### DATASET SECTION
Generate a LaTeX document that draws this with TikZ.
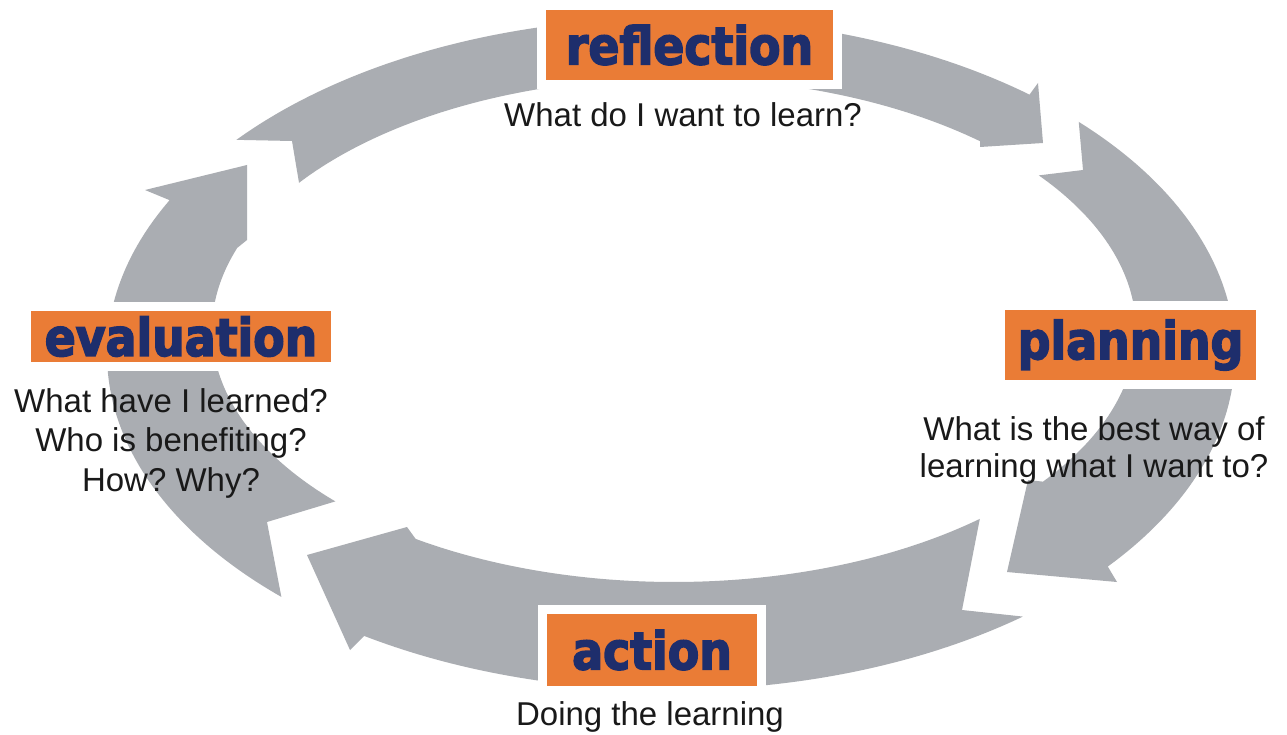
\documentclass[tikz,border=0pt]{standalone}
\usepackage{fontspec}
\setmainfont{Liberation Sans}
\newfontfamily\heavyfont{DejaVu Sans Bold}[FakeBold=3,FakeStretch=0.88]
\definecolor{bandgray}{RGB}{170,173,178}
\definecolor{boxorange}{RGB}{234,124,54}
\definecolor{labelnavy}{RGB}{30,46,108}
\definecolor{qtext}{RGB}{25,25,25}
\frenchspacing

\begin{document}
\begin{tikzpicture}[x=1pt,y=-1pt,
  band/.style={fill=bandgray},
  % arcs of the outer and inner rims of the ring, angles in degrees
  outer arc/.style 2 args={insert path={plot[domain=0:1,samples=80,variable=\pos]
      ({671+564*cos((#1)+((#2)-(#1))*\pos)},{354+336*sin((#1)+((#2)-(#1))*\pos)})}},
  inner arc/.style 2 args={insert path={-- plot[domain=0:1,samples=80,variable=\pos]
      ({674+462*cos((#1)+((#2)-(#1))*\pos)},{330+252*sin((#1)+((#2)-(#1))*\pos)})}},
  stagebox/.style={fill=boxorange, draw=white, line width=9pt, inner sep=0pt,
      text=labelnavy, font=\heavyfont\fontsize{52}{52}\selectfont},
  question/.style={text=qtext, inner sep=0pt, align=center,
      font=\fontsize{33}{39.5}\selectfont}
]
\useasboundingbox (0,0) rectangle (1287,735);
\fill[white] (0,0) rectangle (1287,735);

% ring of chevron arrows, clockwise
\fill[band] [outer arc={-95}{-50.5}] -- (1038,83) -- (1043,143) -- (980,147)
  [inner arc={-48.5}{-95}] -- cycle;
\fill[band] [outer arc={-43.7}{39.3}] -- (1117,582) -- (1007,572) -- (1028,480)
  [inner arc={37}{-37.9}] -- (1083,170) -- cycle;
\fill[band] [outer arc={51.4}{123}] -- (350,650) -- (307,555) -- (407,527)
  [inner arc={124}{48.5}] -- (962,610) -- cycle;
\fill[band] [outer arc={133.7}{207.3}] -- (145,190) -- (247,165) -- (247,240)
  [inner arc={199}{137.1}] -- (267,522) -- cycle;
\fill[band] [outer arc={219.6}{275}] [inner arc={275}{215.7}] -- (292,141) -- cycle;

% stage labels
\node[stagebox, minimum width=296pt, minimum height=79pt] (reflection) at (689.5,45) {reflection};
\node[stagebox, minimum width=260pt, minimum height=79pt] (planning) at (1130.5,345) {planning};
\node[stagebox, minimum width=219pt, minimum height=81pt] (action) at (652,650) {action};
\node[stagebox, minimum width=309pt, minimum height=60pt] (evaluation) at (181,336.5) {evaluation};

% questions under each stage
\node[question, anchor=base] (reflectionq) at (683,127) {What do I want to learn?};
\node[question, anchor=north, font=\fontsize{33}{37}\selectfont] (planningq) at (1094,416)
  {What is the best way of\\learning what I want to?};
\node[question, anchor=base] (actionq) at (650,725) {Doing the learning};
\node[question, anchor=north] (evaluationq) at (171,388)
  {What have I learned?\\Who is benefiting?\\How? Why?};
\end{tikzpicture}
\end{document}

### SET EXERCISE
Quote all the lines above exactly as given. Do not include the pictures.

### OUTPUT FOR THIS EXERCISE
Generate a LaTeX document that draws this with TikZ.
\documentclass[tikz,border=0pt]{standalone}
\usepackage{fontspec}
\setmainfont{Liberation Sans}
\newfontfamily\heavyfont{DejaVu Sans Bold}[FakeBold=3,FakeStretch=0.88]
\definecolor{bandgray}{RGB}{170,173,178}
\definecolor{boxorange}{RGB}{234,124,54}
\definecolor{labelnavy}{RGB}{30,46,108}
\definecolor{qtext}{RGB}{25,25,25}
\frenchspacing

\begin{document}
\begin{tikzpicture}[x=1pt,y=-1pt,
  band/.style={fill=bandgray},
  % arcs of the outer and inner rims of the ring, angles in degrees
  outer arc/.style 2 args={insert path={plot[domain=0:1,samples=80,variable=\pos]
      ({671+564*cos((#1)+((#2)-(#1))*\pos)},{354+336*sin((#1)+((#2)-(#1))*\pos)})}},
  inner arc/.style 2 args={insert path={-- plot[domain=0:1,samples=80,variable=\pos]
      ({674+462*cos((#1)+((#2)-(#1))*\pos)},{330+252*sin((#1)+((#2)-(#1))*\pos)})}},
  stagebox/.style={fill=boxorange, draw=white, line width=9pt, inner sep=0pt,
      text=labelnavy, font=\heavyfont\fontsize{52}{52}\selectfont},
  question/.style={text=qtext, inner sep=0pt, align=center,
      font=\fontsize{33}{39.5}\selectfont}
]
\useasboundingbox (0,0) rectangle (1287,735);
\fill[white] (0,0) rectangle (1287,735);

% ring of chevron arrows, clockwise
\fill[band] [outer arc={-95}{-50.5}] -- (1038,83) -- (1043,143) -- (980,147)
  [inner arc={-48.5}{-95}] -- cycle;
\fill[band] [outer arc={-43.7}{39.3}] -- (1117,582) -- (1007,572) -- (1028,480)
  [inner arc={37}{-37.9}] -- (1083,170) -- cycle;
\fill[band] [outer arc={51.4}{123}] -- (350,650) -- (307,555) -- (407,527)
  [inner arc={124}{48.5}] -- (962,610) -- cycle;
\fill[band] [outer arc={133.7}{207.3}] -- (145,190) -- (247,165) -- (247,240)
  [inner arc={199}{137.1}] -- (267,522) -- cycle;
\fill[band] [outer arc={219.6}{275}] [inner arc={275}{215.7}] -- (292,141) -- cycle;

% stage labels
\node[stagebox, minimum width=296pt, minimum height=79pt] (reflection) at (689.5,45) {reflection};
\node[stagebox, minimum width=260pt, minimum height=79pt] (planning) at (1130.5,345) {planning};
\node[stagebox, minimum width=219pt, minimum height=81pt] (action) at (652,650) {action};
\node[stagebox, minimum width=309pt, minimum height=60pt] (evaluation) at (181,336.5) {evaluation};

% questions under each stage
\node[question, anchor=base] (reflectionq) at (683,127) {What do I want to learn?};
\node[question, anchor=north, font=\fontsize{33}{37}\selectfont] (planningq) at (1094,416)
  {What is the best way of\\learning what I want to?};
\node[question, anchor=base] (actionq) at (650,725) {Doing the learning};
\node[question, anchor=north] (evaluationq) at (171,388)
  {What have I learned?\\Who is benefiting?\\How? Why?};
\end{tikzpicture}
\end{document}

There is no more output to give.